- **Source code of charts**
##############################

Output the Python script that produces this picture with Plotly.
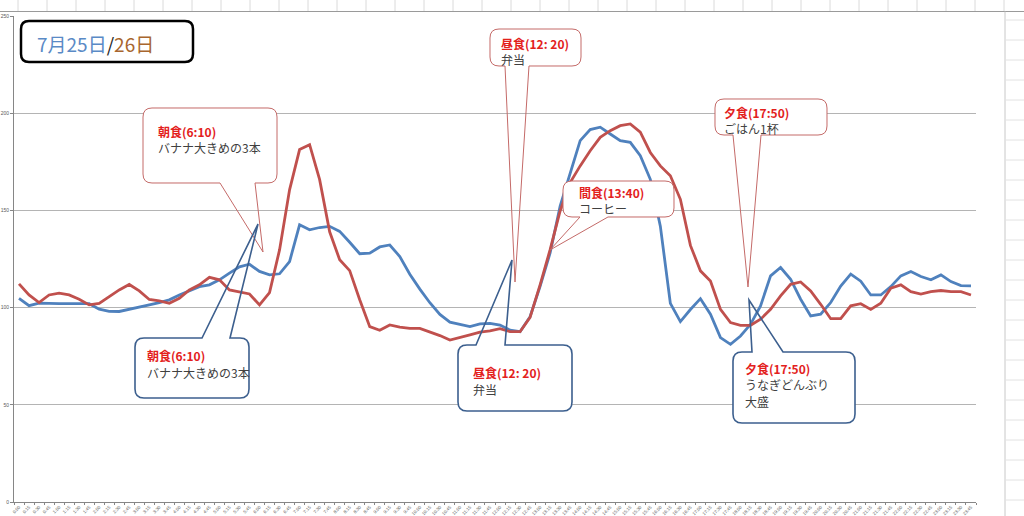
import plotly.graph_objects as go

# ---------------- data ----------------
times = [f"{h}:{m:02d}" for h in range(24) for m in (0, 15, 30, 45)]

jul25 = [104.8, 101.0, 102.3, 102.0, 102.0, 102.0, 102.0, 102.0, 99.2, 98.1,
         98.0, 99.0, 100.2, 101.4, 102.6, 104.0, 106.5, 108.8, 110.8, 111.7,
         114.3, 117.7, 121.0, 122.3, 118.6, 116.8, 117.4, 123.7, 142.6, 140.0,
         141.2, 141.8, 139.2, 133.6, 127.7, 128.0, 131.2, 132.2, 126.3, 117.2,
         109.5, 102.5, 96.5, 92.5, 91.4, 90.2, 91.6, 91.9, 91.0, 88.4,
         87.6, 95.3, 110.9, 128.1, 152.2, 169.5, 185.9, 191.6, 192.8, 189.3,
         185.9, 185.0, 178.1, 166.0, 141.9, 102.2, 92.8, 99.0, 104.6, 96.6,
         84.6, 81.1, 85.4, 91.4, 100.9, 116.3, 120.6, 114.6, 104.3, 95.7,
         96.6, 102.6, 111.1, 117.2, 113.6, 106.5, 106.5, 110.8, 116.3, 118.6,
         116.0, 114.3, 116.8, 113.4, 111.3, 111.2]

jul26 = [112.2, 106.5, 102.6, 106.5, 107.4, 106.5, 104.3, 101.4, 102.2, 105.7,
         109.1, 111.9, 108.6, 104.2, 103.4, 102.2, 104.8, 109.1, 111.7, 115.6,
         114.3, 109.1, 108.2, 107.0, 101.4, 107.7, 129.7, 160.6, 181.3, 183.8,
         165.8, 139.0, 124.6, 119.0, 104.0, 90.2, 88.3, 91.1, 90.0, 89.3,
         89.3, 87.6, 85.6, 83.3, 84.5, 86.0, 87.4, 88.0, 89.2, 87.6,
         87.6, 95.0, 111.7, 129.8, 149.7, 164.3, 172.9, 180.7, 187.6, 191.0,
         193.6, 194.5, 190.2, 179.8, 172.9, 167.8, 155.7, 132.0, 118.9, 113.7,
         99.1, 92.3, 90.9, 90.9, 94.0, 99.1, 106.0, 112.0, 113.2, 108.6,
         101.7, 94.3, 94.3, 100.9, 102.0, 99.1, 102.2, 110.0, 111.7, 108.2,
         107.0, 108.2, 108.8, 108.2, 108.2, 106.5]

y_ticks = [0, 50, 100, 150, 200, 250]

# ---------------- layout geometry (pixels) ----------------
W, H = 1024, 516
PL, PR, PT, PB = 14, 976, 16, 502


def px(x):
    return (x - PL) / (PR - PL)


def py(y):
    return (PB - y) / (PB - PT)


def P(x, y):
    return f"{px(x):.5f},{py(y):.5f}"


def rrect_path(x0, y0, x1, y1, r):
    return (f"M {P(x0 + r, y0)} L {P(x1 - r, y0)} Q {P(x1, y0)} {P(x1, y0 + r)} "
            f"L {P(x1, y1 - r)} Q {P(x1, y1)} {P(x1 - r, y1)} "
            f"L {P(x0 + r, y1)} Q {P(x0, y1)} {P(x0, y1 - r)} "
            f"L {P(x0, y0 + r)} Q {P(x0, y0)} {P(x0 + r, y0)} Z")


def callout_path(x0, y0, x1, y1, r, side, b0, b1, tx, ty):
    if side == "bottom":
        return (f"M {P(x0 + r, y0)} L {P(x1 - r, y0)} Q {P(x1, y0)} {P(x1, y0 + r)} "
                f"L {P(x1, y1 - r)} Q {P(x1, y1)} {P(x1 - r, y1)} "
                f"L {P(b1, y1)} L {P(tx, ty)} L {P(b0, y1)} "
                f"L {P(x0 + r, y1)} Q {P(x0, y1)} {P(x0, y1 - r)} "
                f"L {P(x0, y0 + r)} Q {P(x0, y0)} {P(x0 + r, y0)} Z")
    return (f"M {P(x0 + r, y0)} L {P(b0, y0)} L {P(tx, ty)} L {P(b1, y0)} "
            f"L {P(x1 - r, y0)} Q {P(x1, y0)} {P(x1, y0 + r)} "
            f"L {P(x1, y1 - r)} Q {P(x1, y1)} {P(x1 - r, y1)} "
            f"L {P(x0 + r, y1)} Q {P(x0, y1)} {P(x0, y1 - r)} "
            f"L {P(x0, y0 + r)} Q {P(x0, y0)} {P(x0 + r, y0)} Z")


BLUE = "#4F81BD"
RED = "#C0504D"
RED_TXT = "#E3211C"
TXT = "#404040"
JP = "Noto Sans CJK JP"

fig = go.Figure()
fig.add_trace(go.Scatter(x=times, y=jul25, mode="lines", name="7月25日",
                         line=dict(color=BLUE, width=2.8), hoverinfo="skip"))
fig.add_trace(go.Scatter(x=times, y=jul26, mode="lines", name="7月26日",
                         line=dict(color=RED, width=2.8), hoverinfo="skip"))

shapes = []
annotations = []

# spreadsheet decoration around chart
for cx in range(18, 1024, 29):
    shapes.append(dict(type="line", xref="paper", yref="paper", x0=px(cx), x1=px(cx),
                       y0=py(0), y1=py(11), line=dict(color="#DADADA", width=1)))
shapes.append(dict(type="line", xref="paper", yref="paper", x0=px(0), x1=px(1024),
                   y0=py(11.5), y1=py(11.5), line=dict(color="#9A9A9A", width=1)))
shapes.append(dict(type="line", xref="paper", yref="paper", x0=px(1005), x1=px(1005),
                   y0=py(11.5), y1=py(516), line=dict(color="#C8C8C8", width=1)))
for ry in range(20, 516, 20):
    shapes.append(dict(type="line", xref="paper", yref="paper", x0=px(1006), x1=px(1024),
                       y0=py(ry), y1=py(ry), line=dict(color="#E2E2E2", width=1)))

# title box
shapes.append(dict(type="path", xref="paper", yref="paper",
                   path=rrect_path(21, 21, 193, 62, 8), fillcolor="white",
                   line=dict(color="black", width=2.5), layer="above"))
annotations.append(dict(xref="paper", yref="paper", x=px(35), y=py(43), xanchor="left",
                        yanchor="middle", showarrow=False,
                        text=f"<span style='color:#5A8AC6'>7月25日</span>"
                             f"<span style='color:#222222'>/</span>"
                             f"<span style='color:#A8662E'>26日</span>",
                        font=dict(family=JP, size=19)))

# callouts: box (x0,y0,x1,y1), side, wedge base, tip, colour, text lines
callouts = [
    ((143, 108, 277, 183), "bottom", (220, 255), (263, 252), "#C46A68", 1.0,
     (156, 131), ["朝食(6:10)", "バナナ大きめの3本"]),
    ((135, 338, 249, 398), "top", (202, 230), (258, 224), "#3C5F8E", 1.6,
     (145, 356), ["朝食(6:10)", "バナナ大きめの3本"]),
    ((490, 29, 581, 66), "bottom", (505, 529), (515, 282), "#C46A68", 1.0,
     (499, 43), ["昼食(12: 20)", "弁当"]),
    ((458, 345, 572, 411), "top", (476, 505), (512, 260), "#3C5F8E", 1.6,
     (471, 373), ["昼食(12: 20)", "弁当"]),
    ((563, 181, 674, 217), "bottom", (580, 608), (550, 250), "#C46A68", 1.0,
     (577, 192), ["間食(13:40)", "コーヒー"]),
    ((715, 99, 827, 135), "bottom", (733, 761), (748, 287), "#C46A68", 1.0,
     (722, 112), ["夕食(17:50)", "ごはん1杯"]),
    ((733, 352, 855, 423), "top", (752, 783), (749, 300), "#3C5F8E", 1.6,
     (743, 368), ["夕食(17:50)", "うなぎどんぶり", "大盛"]),
]

for (x0, y0, x1, y1), side, (b0, b1), (tx, ty), col, lw, (tx0, ty0), lines in callouts:
    shapes.append(dict(type="path", xref="paper", yref="paper",
                       path=rrect_path(x0, y0, x1, y1, 9), fillcolor="white",
                       line=dict(width=0), layer="above"))
    shapes.append(dict(type="path", xref="paper", yref="paper",
                       path=callout_path(x0, y0, x1, y1, 9, side, b0, b1, tx, ty),
                       fillcolor="rgba(0,0,0,0)", line=dict(color=col, width=lw),
                       layer="above"))
    for k, t in enumerate(lines):
        if k == 0:
            txt = f"<b>{t}</b>"
            f = dict(family=JP, size=12, color=RED_TXT)
        else:
            txt = t
            f = dict(family=JP, size=12, color=TXT)
        annotations.append(dict(xref="paper", yref="paper", x=px(tx0), y=py(ty0 + 16.5 * k),
                                xanchor="left", yanchor="middle", showarrow=False,
                                text=txt, font=f))

fig.update_layout(
    width=W, height=H,
    margin=dict(l=PL, r=W - PR, t=PT, b=H - PB, autoexpand=False),
    paper_bgcolor="white", plot_bgcolor="white",
    showlegend=False, hovermode=False,
    shapes=shapes, annotations=annotations,
    xaxis=dict(type="category", tickmode="linear", tick0=0, dtick=1,
               range=[-0.5, len(times) - 0.5], tickson="boundaries",
               ticks="outside", ticklen=2, tickcolor="#868686",
               tickangle=-45, tickfont=dict(family="Liberation Sans", size=4.4, color="#595959"),
               ticklabelstandoff=0,
               showline=True, linecolor="#868686", linewidth=1, showgrid=False,
               zeroline=False, automargin=False),
    yaxis=dict(range=[0, 250], tickvals=y_ticks, ticktext=[str(v) for v in y_ticks],
               ticks="outside", ticklen=3, tickcolor="#868686",
               tickfont=dict(family="Liberation Sans", size=5, color="#595959"),
               showline=True, linecolor="#868686", linewidth=1,
               showgrid=True, gridcolor="#B4B4B4", gridwidth=1,
               zeroline=False, automargin=False),
)

fig.write_html("out.html", post_script="document.body.style.margin='0';",
               config={"displayModeBar": False, "staticPlot": True})
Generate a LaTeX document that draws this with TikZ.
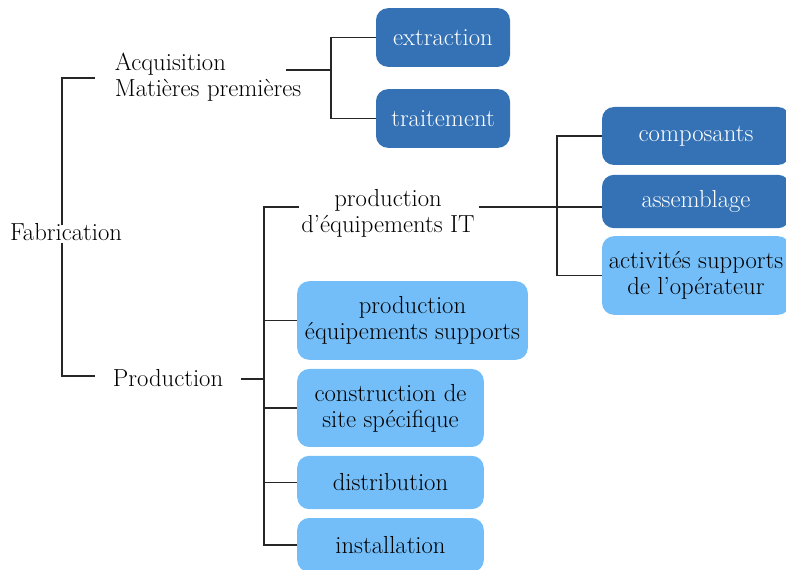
\documentclass[tikz,border=0pt]{standalone}
\usepackage{tikz}

\definecolor{darkblue}{RGB}{52,114,181}
\definecolor{lightblue}{RGB}{115,190,248}

\tikzset{
  box/.style={rounded corners=9pt, align=center, inner sep=0pt},
  darkbox/.style={box, fill=darkblue, text=white},
  lightbox/.style={box, fill=lightblue, text=black},
  branch/.style={draw=black!85, line width=0.8pt},
}

\begin{document}
\begin{tikzpicture}[x=0.75pt, y=-0.75pt, font=\fontsize{18.5}{19.5}\selectfont]
\useasboundingbox (0,0) rectangle (786,570);

% labels of the tree
\node (fab) at (66,232) {Fabrication};
\node[align=left] (acq) at (208,77) {Acquisition\\Mati\`eres premi\`eres};
\node (prod) at (168,378) {Production};
\node[align=center] (pit) at (388,213) {production\\d'\'equipements IT};

% boxes
\node[darkbox, minimum width=100.5pt, minimum height=44pt] (extr) at (443,37.5) {extraction};
\node[darkbox, minimum width=100.5pt, minimum height=44pt] (trait) at (443,118.5) {traitement};

\node[darkbox, minimum width=141pt, minimum height=43.5pt] (comp) at (696,136) {composants};
\node[darkbox, minimum width=141pt, minimum height=40pt] (asm) at (696,201.5) {assemblage};
\node[lightbox, minimum width=141pt, minimum height=59pt] (act) at (696,275.5) {activit\'es supports\\de l'op\'erateur};

\node[lightbox, minimum width=173pt, minimum height=59pt] (peq) at (412.5,320.5) {production\\\'equipements supports};
\node[lightbox, minimum width=140pt, minimum height=58.5pt] (cons) at (390.5,408) {construction de\\site sp\'ecifique};
\node[lightbox, minimum width=140pt, minimum height=40pt] (dist) at (390.5,482.5) {distribution};
\node[lightbox, minimum width=140pt, minimum height=40.5pt] (inst) at (390.5,545) {installation};

% junction points
\coordinate (acqL) at (95,78);
\coordinate (prodL) at (95,376);
\coordinate (acqR) at (286,70);
\coordinate (j1) at (331,70);
\coordinate (prodR) at (241,379);
\coordinate (j2) at (264,379);
\coordinate (pitL) at (299,207);
\coordinate (pitR) at (479,207);
\coordinate (j3) at (557,207);

% Fabrication
\path[branch] ([xshift=-3pt,yshift=-5pt]fab.north) |- (acqL);
\path[branch] ([xshift=-3pt,yshift=2pt]fab.south) |- (prodL);

% Acquisition
\path[branch] (acqR) -- (j1);
\path[branch] (extr.west) -| (j1) |- (trait.west);

% Production
\path[branch] (prodR) -- (j2);
\path[branch] (pitL) -| (inst.west -| j2) -- (inst.west);
\foreach \n in {peq,cons,dist}
  \path[branch] (\n.west -| j2) -- (\n.west);

% production d'equipements IT
\path[branch] (pitR) -- (pitR -| asm.west);
\path[branch] (comp.west) -| (j3) |- (act.west);

\end{tikzpicture}
\end{document}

##############################

- **Problem**
Retype the records above word for word, from their first line through the line containing "15, 30, 45)]", and leave out every picture.

- **Response below**
Output the Python script that produces this picture with Plotly.
import plotly.graph_objects as go

# ---------------- data ----------------
times = [f"{h}:{m:02d}" for h in range(24) for m in (0, 15, 30, 45)]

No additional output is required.